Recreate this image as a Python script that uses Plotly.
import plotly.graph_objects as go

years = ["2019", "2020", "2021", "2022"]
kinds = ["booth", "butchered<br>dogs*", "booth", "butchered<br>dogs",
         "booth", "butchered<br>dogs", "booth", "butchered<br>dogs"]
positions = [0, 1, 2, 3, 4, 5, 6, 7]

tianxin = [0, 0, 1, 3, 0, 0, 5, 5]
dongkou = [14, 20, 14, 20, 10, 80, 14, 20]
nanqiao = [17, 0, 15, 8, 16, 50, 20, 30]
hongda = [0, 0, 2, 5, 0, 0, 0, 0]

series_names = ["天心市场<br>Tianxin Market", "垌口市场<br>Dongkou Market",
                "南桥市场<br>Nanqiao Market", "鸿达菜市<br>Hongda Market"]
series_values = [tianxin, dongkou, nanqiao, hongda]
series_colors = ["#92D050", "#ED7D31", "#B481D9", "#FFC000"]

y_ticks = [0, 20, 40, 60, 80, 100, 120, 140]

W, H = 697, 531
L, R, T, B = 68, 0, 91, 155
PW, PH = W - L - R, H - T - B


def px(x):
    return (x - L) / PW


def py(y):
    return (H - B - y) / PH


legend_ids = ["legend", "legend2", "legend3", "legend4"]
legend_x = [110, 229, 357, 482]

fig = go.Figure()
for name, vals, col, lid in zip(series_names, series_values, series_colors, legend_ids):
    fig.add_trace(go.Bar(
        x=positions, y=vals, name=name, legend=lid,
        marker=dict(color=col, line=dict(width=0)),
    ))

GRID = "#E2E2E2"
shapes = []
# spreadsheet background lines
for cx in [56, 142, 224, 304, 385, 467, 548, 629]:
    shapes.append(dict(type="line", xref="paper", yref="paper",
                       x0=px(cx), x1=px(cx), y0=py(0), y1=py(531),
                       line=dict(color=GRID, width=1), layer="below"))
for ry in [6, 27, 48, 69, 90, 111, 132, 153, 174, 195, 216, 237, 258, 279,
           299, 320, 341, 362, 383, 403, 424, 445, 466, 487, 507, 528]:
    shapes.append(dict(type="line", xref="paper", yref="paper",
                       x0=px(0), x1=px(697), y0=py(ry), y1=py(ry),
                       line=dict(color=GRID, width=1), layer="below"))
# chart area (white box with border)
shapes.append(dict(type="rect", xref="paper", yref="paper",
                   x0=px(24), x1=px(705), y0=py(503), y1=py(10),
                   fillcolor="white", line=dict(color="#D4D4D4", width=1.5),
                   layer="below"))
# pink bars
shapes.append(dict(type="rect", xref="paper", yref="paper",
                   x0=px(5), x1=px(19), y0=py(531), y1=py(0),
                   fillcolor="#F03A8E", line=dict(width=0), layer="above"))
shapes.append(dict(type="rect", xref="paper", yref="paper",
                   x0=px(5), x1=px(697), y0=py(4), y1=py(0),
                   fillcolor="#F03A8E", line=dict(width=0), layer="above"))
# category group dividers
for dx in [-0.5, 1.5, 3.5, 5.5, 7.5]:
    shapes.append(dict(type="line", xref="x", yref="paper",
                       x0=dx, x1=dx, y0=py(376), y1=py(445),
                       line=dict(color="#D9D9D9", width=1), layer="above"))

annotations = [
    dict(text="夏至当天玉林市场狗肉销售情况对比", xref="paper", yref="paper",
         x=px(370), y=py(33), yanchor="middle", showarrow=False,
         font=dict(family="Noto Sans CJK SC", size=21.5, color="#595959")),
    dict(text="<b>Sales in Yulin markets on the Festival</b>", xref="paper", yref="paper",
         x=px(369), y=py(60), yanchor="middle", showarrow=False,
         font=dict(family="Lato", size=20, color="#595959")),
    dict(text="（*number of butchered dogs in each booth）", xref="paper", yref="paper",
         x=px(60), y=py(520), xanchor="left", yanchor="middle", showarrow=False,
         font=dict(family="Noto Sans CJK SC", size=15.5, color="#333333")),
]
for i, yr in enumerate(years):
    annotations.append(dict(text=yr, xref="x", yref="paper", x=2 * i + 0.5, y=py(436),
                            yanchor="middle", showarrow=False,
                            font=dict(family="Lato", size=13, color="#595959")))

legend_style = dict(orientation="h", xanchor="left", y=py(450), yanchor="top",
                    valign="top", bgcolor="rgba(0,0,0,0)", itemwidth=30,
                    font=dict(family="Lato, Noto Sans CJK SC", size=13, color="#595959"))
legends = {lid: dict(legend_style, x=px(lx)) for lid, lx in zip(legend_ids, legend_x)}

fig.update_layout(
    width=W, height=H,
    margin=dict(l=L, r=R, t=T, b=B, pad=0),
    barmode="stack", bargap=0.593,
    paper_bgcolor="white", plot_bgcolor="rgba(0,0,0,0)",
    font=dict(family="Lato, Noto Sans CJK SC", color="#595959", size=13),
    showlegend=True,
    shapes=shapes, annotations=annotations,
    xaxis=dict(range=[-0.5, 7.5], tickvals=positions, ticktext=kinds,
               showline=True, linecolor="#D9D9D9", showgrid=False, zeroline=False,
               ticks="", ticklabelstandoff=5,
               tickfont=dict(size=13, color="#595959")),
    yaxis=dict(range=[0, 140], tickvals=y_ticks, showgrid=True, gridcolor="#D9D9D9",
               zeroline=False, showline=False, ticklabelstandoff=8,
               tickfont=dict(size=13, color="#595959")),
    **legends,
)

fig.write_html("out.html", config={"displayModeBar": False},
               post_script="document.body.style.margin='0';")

------------

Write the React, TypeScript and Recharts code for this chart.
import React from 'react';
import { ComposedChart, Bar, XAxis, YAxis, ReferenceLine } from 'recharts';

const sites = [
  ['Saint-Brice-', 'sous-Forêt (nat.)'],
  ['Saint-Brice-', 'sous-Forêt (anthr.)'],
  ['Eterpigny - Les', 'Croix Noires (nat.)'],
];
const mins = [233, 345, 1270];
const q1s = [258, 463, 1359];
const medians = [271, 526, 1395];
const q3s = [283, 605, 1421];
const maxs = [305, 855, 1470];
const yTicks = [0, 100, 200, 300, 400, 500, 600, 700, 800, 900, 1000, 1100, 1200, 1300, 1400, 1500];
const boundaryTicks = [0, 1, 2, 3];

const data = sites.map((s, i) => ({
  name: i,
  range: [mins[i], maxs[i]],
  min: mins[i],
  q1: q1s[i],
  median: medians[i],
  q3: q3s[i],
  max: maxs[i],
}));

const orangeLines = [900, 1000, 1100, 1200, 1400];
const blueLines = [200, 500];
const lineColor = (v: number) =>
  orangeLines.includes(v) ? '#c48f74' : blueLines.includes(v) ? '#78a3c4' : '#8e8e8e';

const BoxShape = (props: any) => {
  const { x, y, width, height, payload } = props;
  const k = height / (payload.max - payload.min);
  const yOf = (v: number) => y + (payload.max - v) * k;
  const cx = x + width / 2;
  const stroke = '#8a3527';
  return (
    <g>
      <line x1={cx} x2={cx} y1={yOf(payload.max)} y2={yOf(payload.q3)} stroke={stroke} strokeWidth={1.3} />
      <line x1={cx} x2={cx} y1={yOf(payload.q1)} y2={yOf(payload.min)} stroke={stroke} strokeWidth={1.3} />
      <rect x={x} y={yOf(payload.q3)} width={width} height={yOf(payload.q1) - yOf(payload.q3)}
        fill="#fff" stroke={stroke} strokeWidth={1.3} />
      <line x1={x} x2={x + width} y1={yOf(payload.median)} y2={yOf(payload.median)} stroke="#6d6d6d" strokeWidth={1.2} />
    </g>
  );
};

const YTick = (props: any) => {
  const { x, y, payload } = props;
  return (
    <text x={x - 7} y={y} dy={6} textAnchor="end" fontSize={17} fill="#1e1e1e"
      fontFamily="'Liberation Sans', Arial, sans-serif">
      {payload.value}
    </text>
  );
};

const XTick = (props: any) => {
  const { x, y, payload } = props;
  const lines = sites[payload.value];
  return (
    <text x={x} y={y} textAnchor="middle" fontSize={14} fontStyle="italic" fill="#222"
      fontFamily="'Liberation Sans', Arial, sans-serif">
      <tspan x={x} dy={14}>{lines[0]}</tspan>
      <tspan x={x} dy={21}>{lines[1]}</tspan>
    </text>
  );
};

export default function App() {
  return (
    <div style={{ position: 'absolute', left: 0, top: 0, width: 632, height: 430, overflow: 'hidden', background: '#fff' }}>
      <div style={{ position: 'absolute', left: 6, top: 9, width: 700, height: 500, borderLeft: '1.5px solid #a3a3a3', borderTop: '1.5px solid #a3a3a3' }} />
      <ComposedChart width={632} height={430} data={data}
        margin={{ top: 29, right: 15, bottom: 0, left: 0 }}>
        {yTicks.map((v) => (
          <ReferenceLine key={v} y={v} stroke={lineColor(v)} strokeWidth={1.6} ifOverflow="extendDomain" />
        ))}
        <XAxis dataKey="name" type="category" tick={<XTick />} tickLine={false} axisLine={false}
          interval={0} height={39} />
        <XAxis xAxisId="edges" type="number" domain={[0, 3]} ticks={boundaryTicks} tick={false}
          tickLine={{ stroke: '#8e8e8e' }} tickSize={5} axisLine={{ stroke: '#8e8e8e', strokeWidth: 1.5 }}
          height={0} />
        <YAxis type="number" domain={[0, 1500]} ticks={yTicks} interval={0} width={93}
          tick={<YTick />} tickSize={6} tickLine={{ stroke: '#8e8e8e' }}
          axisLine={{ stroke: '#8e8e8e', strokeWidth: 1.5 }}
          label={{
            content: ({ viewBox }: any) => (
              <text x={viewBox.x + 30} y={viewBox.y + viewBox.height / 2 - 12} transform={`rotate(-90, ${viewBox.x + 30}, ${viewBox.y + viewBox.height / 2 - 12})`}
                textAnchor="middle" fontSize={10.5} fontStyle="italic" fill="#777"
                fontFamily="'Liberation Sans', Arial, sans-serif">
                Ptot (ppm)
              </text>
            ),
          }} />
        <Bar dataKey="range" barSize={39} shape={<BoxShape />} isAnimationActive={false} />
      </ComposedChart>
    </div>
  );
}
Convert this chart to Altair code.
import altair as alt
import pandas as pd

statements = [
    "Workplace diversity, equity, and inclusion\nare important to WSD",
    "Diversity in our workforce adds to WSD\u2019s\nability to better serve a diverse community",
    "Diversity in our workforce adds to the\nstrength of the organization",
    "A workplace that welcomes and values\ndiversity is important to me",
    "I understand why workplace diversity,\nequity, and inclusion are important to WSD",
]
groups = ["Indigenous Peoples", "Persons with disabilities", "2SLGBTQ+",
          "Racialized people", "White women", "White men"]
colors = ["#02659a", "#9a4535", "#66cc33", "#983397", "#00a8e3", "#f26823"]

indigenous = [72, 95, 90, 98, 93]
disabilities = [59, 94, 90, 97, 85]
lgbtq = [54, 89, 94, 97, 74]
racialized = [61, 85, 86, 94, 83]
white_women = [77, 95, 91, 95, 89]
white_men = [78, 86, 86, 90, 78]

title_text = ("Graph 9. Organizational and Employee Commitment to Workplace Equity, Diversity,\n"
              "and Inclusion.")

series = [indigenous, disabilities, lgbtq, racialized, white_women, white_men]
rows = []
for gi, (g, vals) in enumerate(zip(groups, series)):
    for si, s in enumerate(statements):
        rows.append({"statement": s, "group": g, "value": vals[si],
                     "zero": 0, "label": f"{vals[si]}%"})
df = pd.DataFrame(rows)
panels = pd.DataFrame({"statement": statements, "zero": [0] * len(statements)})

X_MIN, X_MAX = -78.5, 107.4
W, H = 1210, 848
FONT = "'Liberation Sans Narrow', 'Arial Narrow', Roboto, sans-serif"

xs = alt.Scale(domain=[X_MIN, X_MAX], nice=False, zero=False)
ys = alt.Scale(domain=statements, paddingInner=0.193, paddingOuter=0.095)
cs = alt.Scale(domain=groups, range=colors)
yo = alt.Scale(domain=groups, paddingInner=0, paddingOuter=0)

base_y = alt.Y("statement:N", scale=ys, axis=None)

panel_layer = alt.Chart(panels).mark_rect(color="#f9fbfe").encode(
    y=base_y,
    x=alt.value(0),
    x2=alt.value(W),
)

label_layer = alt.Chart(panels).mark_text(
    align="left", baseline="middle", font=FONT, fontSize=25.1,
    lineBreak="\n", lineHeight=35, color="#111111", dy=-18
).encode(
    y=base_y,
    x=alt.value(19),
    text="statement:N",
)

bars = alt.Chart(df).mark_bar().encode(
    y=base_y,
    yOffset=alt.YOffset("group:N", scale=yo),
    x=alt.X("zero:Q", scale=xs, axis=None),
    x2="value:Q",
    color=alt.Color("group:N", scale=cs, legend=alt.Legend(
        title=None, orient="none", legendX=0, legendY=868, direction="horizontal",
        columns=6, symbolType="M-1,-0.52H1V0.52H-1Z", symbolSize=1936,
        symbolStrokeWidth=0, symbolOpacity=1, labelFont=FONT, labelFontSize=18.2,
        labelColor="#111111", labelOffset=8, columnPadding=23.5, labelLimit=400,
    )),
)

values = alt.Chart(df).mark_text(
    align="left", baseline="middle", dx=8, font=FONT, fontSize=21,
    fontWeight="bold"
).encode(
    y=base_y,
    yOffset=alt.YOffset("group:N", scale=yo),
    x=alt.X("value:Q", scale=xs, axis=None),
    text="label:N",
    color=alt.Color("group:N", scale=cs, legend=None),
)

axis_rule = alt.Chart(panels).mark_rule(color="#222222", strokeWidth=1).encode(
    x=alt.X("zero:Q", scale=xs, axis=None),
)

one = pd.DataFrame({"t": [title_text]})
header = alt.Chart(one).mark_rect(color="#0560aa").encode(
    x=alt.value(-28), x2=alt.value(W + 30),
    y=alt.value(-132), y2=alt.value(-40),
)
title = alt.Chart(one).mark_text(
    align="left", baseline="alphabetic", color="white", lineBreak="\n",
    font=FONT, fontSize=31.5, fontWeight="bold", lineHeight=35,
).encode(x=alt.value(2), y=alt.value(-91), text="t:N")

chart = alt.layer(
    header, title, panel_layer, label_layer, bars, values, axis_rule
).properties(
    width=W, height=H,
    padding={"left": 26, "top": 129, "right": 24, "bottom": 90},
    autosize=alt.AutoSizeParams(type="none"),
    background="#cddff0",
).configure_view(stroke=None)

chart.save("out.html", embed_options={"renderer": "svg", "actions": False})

------------

= DESCRIPTION OF THE TASK =
Your task is to quote exactly the lines beginning with the one that contains "Recreate this image" and ending with the one that contains "hongda = [0, 0, 2, 5, 0, 0, 0, 0]", with nothing left out or added.

= FULL ANSWER =
Recreate this image as a Python script that uses Plotly.
import plotly.graph_objects as go

years = ["2019", "2020", "2021", "2022"]
kinds = ["booth", "butchered<br>dogs*", "booth", "butchered<br>dogs",
         "booth", "butchered<br>dogs", "booth", "butchered<br>dogs"]
positions = [0, 1, 2, 3, 4, 5, 6, 7]

tianxin = [0, 0, 1, 3, 0, 0, 5, 5]
dongkou = [14, 20, 14, 20, 10, 80, 14, 20]
nanqiao = [17, 0, 15, 8, 16, 50, 20, 30]
hongda = [0, 0, 2, 5, 0, 0, 0, 0]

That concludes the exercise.